WHAT IS EXPECTED:
Set down all of the data that follows word for word, without the images.

──────

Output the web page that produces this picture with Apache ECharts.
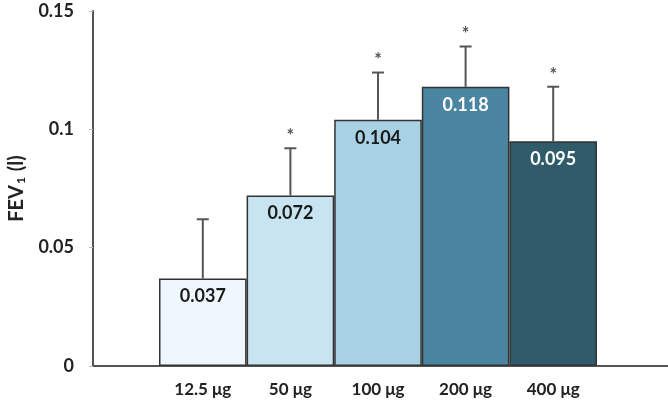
<!DOCTYPE html>
<html><head><meta charset="utf-8">
<script src="https://cdn.jsdelivr.net/npm/echarts@6/dist/echarts.min.js"></script>
<style>html,body{margin:0;padding:0;background:#fff}#c{width:668px;height:406px}</style>
</head><body><div id="c"></div>
<script>
const categories = ['12.5 μg', '50 μg', '100 μg', '200 μg', '400 μg'];
const means = [0.037, 0.072, 0.104, 0.118, 0.095];
const upperErr = [0.062, 0.092, 0.124, 0.135, 0.118];
const significant = [false, true, true, true, true];
const yTicks = [0, 0.05, 0.1, 0.15];
const barColors = ['#eef8fc', '#c8e4f1', '#a8d1e4', '#4a86a2', '#2f5b6a'];
const labelColors = ['#1a1a1a', '#1a1a1a', '#1a1a1a', '#ffffff', '#ffffff'];

const font = 'Lato, "Open Sans", sans-serif';
const chart = echarts.init(document.getElementById('c'));
chart.setOption({
  animation: false,
  grid: [
    {left: 159, right: 71, top: 11, bottom: 40, containLabel: false, outerBoundsMode: 'none'},
    {left: 93, right: 0, top: 11, bottom: 40, containLabel: false, outerBoundsMode: 'none'}
  ],
  xAxis: [
    {type: 'category', gridIndex: 0, data: categories,
     axisLine: {show: false}, axisTick: {show: false},
     axisLabel: {margin: 15, fontFamily: font, fontWeight: 'bold', fontSize: 17, color: '#222'}},
    {type: 'value', gridIndex: 1, min: 0, max: 1,
     axisLine: {show: true, lineStyle: {color: '#555', width: 2}},
     axisTick: {show: false}, axisLabel: {show: false}, splitLine: {show: false}}
  ],
  yAxis: [
    {type: 'value', gridIndex: 0, min: 0, max: 0.15, interval: 0.05, offset: 66,
     name: '{a|FEV}{s|1}{a| (l)}', nameLocation: 'middle', nameGap: 66, nameRotate: 90,
     nameTextStyle: {rich: {
       a: {fontFamily: font, fontWeight: 'bold', fontSize: 20, color: '#222'},
       s: {fontFamily: font, fontWeight: 'bold', fontSize: 12, color: '#222', verticalAlign: 'bottom', padding: [7, 1, 0, 1]}
     }},
     axisLine: {show: true, lineStyle: {color: '#555', width: 2}},
     axisTick: {show: true, length: 4, lineStyle: {color: '#bbb'}},
     splitLine: {show: false},
     axisLabel: {margin: 19, fontFamily: font, fontWeight: 'bold', fontSize: 18, color: '#222',
       formatter: v => { const t = yTicks.find(x => Math.abs(x - v) < 1e-9); return t === undefined ? '' : String(t); }}},
    {type: 'value', gridIndex: 1, min: 0, max: 1, show: false}
  ],
  series: [
    {type: 'bar', xAxisIndex: 0, yAxisIndex: 0, barCategoryGap: '0%', z: 2,
     data: means.map((v, i) => ({value: v,
       itemStyle: {color: barColors[i], borderColor: '#333', borderWidth: 1.5},
       label: {color: labelColors[i]}})),
     label: {show: true, position: 'insideTop', distance: 9, fontFamily: font, fontWeight: 'bold', fontSize: 18,
       formatter: p => p.value.toFixed(3)}},
    {type: 'custom', xAxisIndex: 0, yAxisIndex: 0, z: 3,
     data: means.map((v, i) => [i, v, upperErr[i], significant[i] ? 1 : 0]),
     encode: {x: 0, y: [1, 2]},
     renderItem: (params, api) => {
       const i = api.value(0);
       const lo = api.coord([i, api.value(1)]);
       const hi = api.coord([i, api.value(2)]);
       const style = {stroke: '#555', lineWidth: 2};
       const children = [
         {type: 'line', shape: {x1: hi[0], y1: lo[1], x2: hi[0], y2: hi[1]}, style},
         {type: 'line', shape: {x1: hi[0] - 6, y1: hi[1], x2: hi[0] + 6, y2: hi[1]}, style}
       ];
       if (api.value(3)) {
         children.push({type: 'text', x: hi[0], y: hi[1] - 3,
           style: {text: '*', fill: '#555', fontSize: 18, fontFamily: font, fontWeight: 'bold', align: 'center', verticalAlign: 'bottom'}});
       }
       return {type: 'group', children};
     }}
  ]
});
</script></body></html>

──────

ANSWER FOR THE TASK:
Output the web page that produces this picture with Apache ECharts.
<!DOCTYPE html>
<html><head><meta charset="utf-8">
<script src="https://cdn.jsdelivr.net/npm/echarts@6/dist/echarts.min.js"></script>
<style>html,body{margin:0;padding:0;background:#fff}#c{width:668px;height:406px}</style>
</head><body><div id="c"></div>
<script>
const categories = ['12.5 μg', '50 μg', '100 μg', '200 μg', '400 μg'];
const means = [0.037, 0.072, 0.104, 0.118, 0.095];
const upperErr = [0.062, 0.092, 0.124, 0.135, 0.118];
const significant = [false, true, true, true, true];
const yTicks = [0, 0.05, 0.1, 0.15];
const barColors = ['#eef8fc', '#c8e4f1', '#a8d1e4', '#4a86a2', '#2f5b6a'];
const labelColors = ['#1a1a1a', '#1a1a1a', '#1a1a1a', '#ffffff', '#ffffff'];

const font = 'Lato, "Open Sans", sans-serif';
const chart = echarts.init(document.getElementById('c'));
chart.setOption({
  animation: false,
  grid: [
    {left: 159, right: 71, top: 11, bottom: 40, containLabel: false, outerBoundsMode: 'none'},
    {left: 93, right: 0, top: 11, bottom: 40, containLabel: false, outerBoundsMode: 'none'}
  ],
  xAxis: [
    {type: 'category', gridIndex: 0, data: categories,
     axisLine: {show: false}, axisTick: {show: false},
     axisLabel: {margin: 15, fontFamily: font, fontWeight: 'bold', fontSize: 17, color: '#222'}},
    {type: 'value', gridIndex: 1, min: 0, max: 1,
     axisLine: {show: true, lineStyle: {color: '#555', width: 2}},
     axisTick: {show: false}, axisLabel: {show: false}, splitLine: {show: false}}
  ],
  yAxis: [
    {type: 'value', gridIndex: 0, min: 0, max: 0.15, interval: 0.05, offset: 66,
     name: '{a|FEV}{s|1}{a| (l)}', nameLocation: 'middle', nameGap: 66, nameRotate: 90,
     nameTextStyle: {rich: {
       a: {fontFamily: font, fontWeight: 'bold', fontSize: 20, color: '#222'},
       s: {fontFamily: font, fontWeight: 'bold', fontSize: 12, color: '#222', verticalAlign: 'bottom', padding: [7, 1, 0, 1]}
     }},
     axisLine: {show: true, lineStyle: {color: '#555', width: 2}},
     axisTick: {show: true, length: 4, lineStyle: {color: '#bbb'}},
     splitLine: {show: false},
     axisLabel: {margin: 19, fontFamily: font, fontWeight: 'bold', fontSize: 18, color: '#222',
       formatter: v => { const t = yTicks.find(x => Math.abs(x - v) < 1e-9); return t === undefined ? '' : String(t); }}},
    {type: 'value', gridIndex: 1, min: 0, max: 1, show: false}
  ],
  series: [
    {type: 'bar', xAxisIndex: 0, yAxisIndex: 0, barCategoryGap: '0%', z: 2,
     data: means.map((v, i) => ({value: v,
       itemStyle: {color: barColors[i], borderColor: '#333', borderWidth: 1.5},
       label: {color: labelColors[i]}})),
     label: {show: true, position: 'insideTop', distance: 9, fontFamily: font, fontWeight: 'bold', fontSize: 18,
       formatter: p => p.value.toFixed(3)}},
    {type: 'custom', xAxisIndex: 0, yAxisIndex: 0, z: 3,
     data: means.map((v, i) => [i, v, upperErr[i], significant[i] ? 1 : 0]),
     encode: {x: 0, y: [1, 2]},
     renderItem: (params, api) => {
       const i = api.value(0);
       const lo = api.coord([i, api.value(1)]);
       const hi = api.coord([i, api.value(2)]);
       const style = {stroke: '#555', lineWidth: 2};
       const children = [
         {type: 'line', shape: {x1: hi[0], y1: lo[1], x2: hi[0], y2: hi[1]}, style},
         {type: 'line', shape: {x1: hi[0] - 6, y1: hi[1], x2: hi[0] + 6, y2: hi[1]}, style}
       ];
       if (api.value(3)) {
         children.push({type: 'text', x: hi[0], y: hi[1] - 3,
           style: {text: '*', fill: '#555', fontSize: 18, fontFamily: font, fontWeight: 'bold', align: 'center', verticalAlign: 'bottom'}});
       }
       return {type: 'group', children};
     }}
  ]
});
</script></body></html>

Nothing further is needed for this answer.